Francis Drake, the English pirate, two years shy of being
knighted by the queen, spent the winter of 1579 camped
beside a Pacific beach close to the base of Mt. Tamalpais.
Neither he nor anyone in his crew went up the mountain to
look around, to discover the three hundred and fifty
square miles of protected water close to their encampment.
The probable explanation is fog: the cold and almost
quotidian sea fog that will overlap the coastal land when
the air of California is otherwise cloudless; the fog that
fosters the growth and survival of redwoods; the fog that
conceals the Golden Gate Bridge and brings out the sound
of tubas.
In the summer and fall of 1769, sixty-four Spanish
soldiers walked north four hundred miles from San Diego in
search of Monterey Bay.

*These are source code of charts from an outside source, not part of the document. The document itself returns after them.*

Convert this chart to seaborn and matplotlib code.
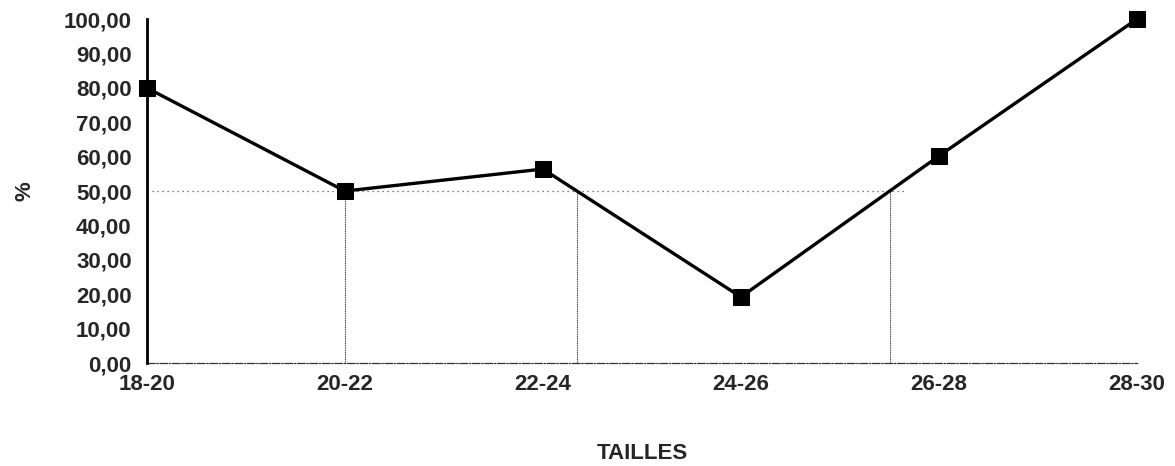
import numpy as np
import pandas as pd
import matplotlib
matplotlib.use("Agg")
import matplotlib.pyplot as plt
import seaborn as sns

categories = ["18-20", "20-22", "22-24", "24-26", "26-28", "28-30"]
values = [80.0, 50.0, 56.4, 19.2, 60.2, 100.0]
y_ticks = [0, 10, 20, 30, 40, 50, 60, 70, 80, 90, 100]
threshold = 50.0

sns.set_theme(style="white")
plt.rcParams['font.family'] = ['Liberation Sans', 'DejaVu Sans']

df = pd.DataFrame({"pos": np.arange(len(categories)), "val": values})

fig = plt.figure(figsize=(11.75, 4.66), dpi=100)
ax = fig.add_axes([0.125, 0.221, 0.8426, 0.738])

# crossing points of the curve with the threshold line
cross = []
for i in range(len(values) - 1):
    a, b = values[i], values[i + 1]
    if a == threshold:
        cross.append(float(i))
    elif (a - threshold) * (b - threshold) < 0:
        cross.append(i + (threshold - a) / (b - a))
for c in cross:
    ax.plot([c, c], [0, threshold], color="#444444", lw=0.8, ls=(0, (1, 0.6)), zorder=1)
if cross:
    ax.plot([0, max(cross) + 0.08], [threshold, threshold], color="#555555", lw=0.9,
            ls=(0, (1, 3)), zorder=1)

sns.lineplot(data=df, x="pos", y="val", ax=ax, color="black", lw=2.4, marker="s",
             markersize=11, markeredgecolor="black", markerfacecolor="black", sort=False,
             zorder=5, clip_on=False)

ax.set_xlim(0, len(categories) - 1)
ax.set_ylim(0, 100)
ax.set_yticks(y_ticks)
ax.set_yticklabels([f"{v:.2f}".replace(".", ",") for v in y_ticks], fontsize=16, fontweight="bold")
ax.set_xticks(range(len(categories)))
ax.set_xticklabels(categories, fontsize=16, fontweight="bold")

for s in ["top", "right"]:
    ax.spines[s].set_visible(False)
ax.spines["left"].set_color("black")
ax.spines["left"].set_linewidth(2.0)
ax.spines["bottom"].set_color("#333333")
ax.spines["bottom"].set_linewidth(0.9)
ax.spines["bottom"].set_linestyle((0, (6, 1.5, 1, 1.5)))
ax.spines["left"].set_zorder(4)

ax.tick_params(axis="y", which="major", direction="out", length=5, width=0.8, color="black", pad=6)
ax.tick_params(axis="x", which="major", direction="inout", length=12, width=1.2, color="black", pad=2)

ax.set_xlabel("TAILLES", fontsize=16, fontweight="bold")
ax.xaxis.set_label_coords(0.5, -0.232)
ax.set_ylabel("%", fontsize=16, fontweight="bold")
ax.yaxis.set_label_coords(-0.112, 0.5)
ax.grid(False)

fig.savefig("out.png", dpi=100)
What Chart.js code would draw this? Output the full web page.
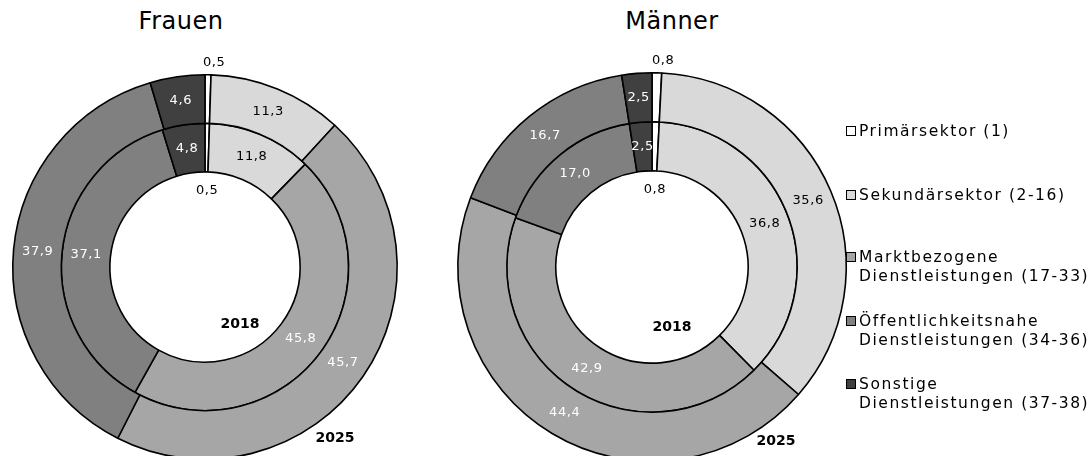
<!DOCTYPE html>
<html>
<head>
<meta charset="utf-8">
<script src="https://cdn.jsdelivr.net/npm/chart.js@4.4.1/dist/chart.umd.min.js"></script>
<style>
  html, body { margin: 0; padding: 0; width: 1091px; height: 456px; overflow: hidden; background: #fff; font-family: "DejaVu Sans", sans-serif; }
  .wrap { position: absolute; }
  .title { position: absolute; font-size: 24px; color: #000; letter-spacing: 0.5px; white-space: nowrap; transform: translateX(-50%); }
  .year { position: absolute; font-size: 14px; font-weight: bold; color: #000; white-space: nowrap; transform: translate(-50%, -50%); }
  #legend { position: absolute; left: 845px; top: 0; }
  .li { position: absolute; left: 0; white-space: nowrap; font-size: 15.5px; letter-spacing: 1.55px; color: #000; line-height: 19px; }
  .box { position: absolute; left: 1px; width: 8px; height: 8px; border: 1.5px solid #000; }
  .txt { position: absolute; left: 14px; top: 0; }
</style>
</head>
<body>
<div class="title" style="left:181px; top:7px;">Frauen</div>
<div class="title" style="left:672px; top:7px;">Männer</div>
<div class="wrap" id="wF" style="left:-8px; top:54px; width:426px; height:426px;"><canvas id="cF"></canvas></div>
<div class="wrap" id="wM" style="left:437px; top:52px; width:430px; height:430px;"><canvas id="cM"></canvas></div>
<div class="year" style="left:240px; top:323px;">2018</div>
<div class="year" style="left:335px; top:437px;">2025</div>
<div class="year" style="left:672px; top:326px;">2018</div>
<div class="year" style="left:776px; top:440px;">2025</div>
<div id="legend"></div>
<script>
// ---- data ----
const categories = ["Primärsektor (1)", "Sekundärsektor (2-16)", "Marktbezogene\nDienstleistungen (17-33)", "Öffentlichkeitsnahe\nDienstleistungen (34-36)", "Sonstige\nDienstleistungen (37-38)"];
const years = ["2025", "2018"];
const frauen2025 = [0.5, 11.3, 45.7, 37.9, 4.6];
const frauen2018 = [0.5, 11.8, 45.8, 37.1, 4.8];
const maenner2025 = [0.8, 35.6, 44.4, 16.7, 2.5];
const maenner2018 = [0.8, 36.8, 42.9, 17.0, 2.5];

// ---- styles ----
const fills = ["#ffffff", "#d9d9d9", "#a6a6a6", "#808080", "#404040"];
const labelColors = ["#000000", "#000000", "#ffffff", "#ffffff", "#ffffff"];
const legendTops = [122, 186, 248, 312, 375];

function fmt(v) { return v.toFixed(1).replace(".", ","); }

const valueLabels = {
  id: "valueLabels",
  afterDatasetsDraw(chart) {
    const ctx = chart.ctx;
    ctx.save();
    ctx.font = "13px 'DejaVu Sans', sans-serif";
    try { ctx.letterSpacing = "0.6px"; } catch (e) {}
    ctx.textAlign = "center";
    ctx.textBaseline = "middle";
    chart.data.datasets.forEach((ds, di) => {
      const meta = chart.getDatasetMeta(di);
      meta.data.forEach((arc, i) => {
        const p = arc.getProps(["x", "y", "startAngle", "endAngle", "innerRadius", "outerRadius"], true);
        const mid = (p.startAngle + p.endAngle) / 2;
        let r = (p.innerRadius + p.outerRadius) / 2;
        let color = labelColors[i];
        let dx = 0;
        const v = ds.data[i];
        if (v < 1) {
          color = "#000000";
          if (di === 0) { r = p.outerRadius + 12; dx = 6; } else { r = p.innerRadius - 19; dx = 1; }
        }
        const x = p.x + Math.cos(mid) * r + dx;
        const y = p.y + Math.sin(mid) * r;
        ctx.fillStyle = color;
        ctx.fillText(fmt(v), x, y);
      });
    });
    ctx.restore();
  }
};

function makeChart(id, outer, inner) {
  return new Chart(document.getElementById(id), {
    type: "doughnut",
    data: {
      labels: categories,
      datasets: [
        { label: years[0], data: outer, backgroundColor: fills, borderColor: "#000", borderWidth: 1.6, hoverOffset: 0 },
        { label: years[1], data: inner, backgroundColor: fills, borderColor: "#000", borderWidth: 1.6, hoverOffset: 0 }
      ]
    },
    options: {
      responsive: true,
      maintainAspectRatio: false,
      animation: false,
      cutout: "49.5%",
      layout: { padding: 20 },
      plugins: { legend: { display: false }, tooltip: { enabled: false } }
    },
    plugins: [valueLabels]
  });
}

makeChart("cF", frauen2025, frauen2018);
makeChart("cM", maenner2025, maenner2018);

// legend
const lg = document.getElementById("legend");
categories.forEach((c, i) => {
  const d = document.createElement("div");
  d.className = "li";
  d.style.top = legendTops[i] + "px";
  const b = document.createElement("div");
  b.className = "box";
  b.style.top = "4px";
  b.style.background = fills[i];
  const t = document.createElement("div");
  t.className = "txt";
  t.innerHTML = c.split("\n").join("<br>");
  d.appendChild(b); d.appendChild(t);
  lg.appendChild(d);
});
</script>
</body>
</html>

Having no more to go on than a
navigator’s description a hundred and sixty-six years old,
they failed to recognize Monterey Bay; and they kept
walking, another hundred miles, until they came up against
a large coastal mountain. On a clear day they climbed it….
The soldiers... looked out upon a confused topography of
deep swales, creased gullies, and high dunce-cap hills.
The hills were all but treeless. They were matted with
bush monkeyflowers, wooly painted cups, coffeeberries,
Christmasberries, bush lupine, and poison oak. In the
swales and gullies were wax myrtle, arroyo willows, coast
live oaks, creek dogwood. Large parts of the future city
were covered with marching dunes, restrained by dune
tansy, coyote shrubs, and sand grass.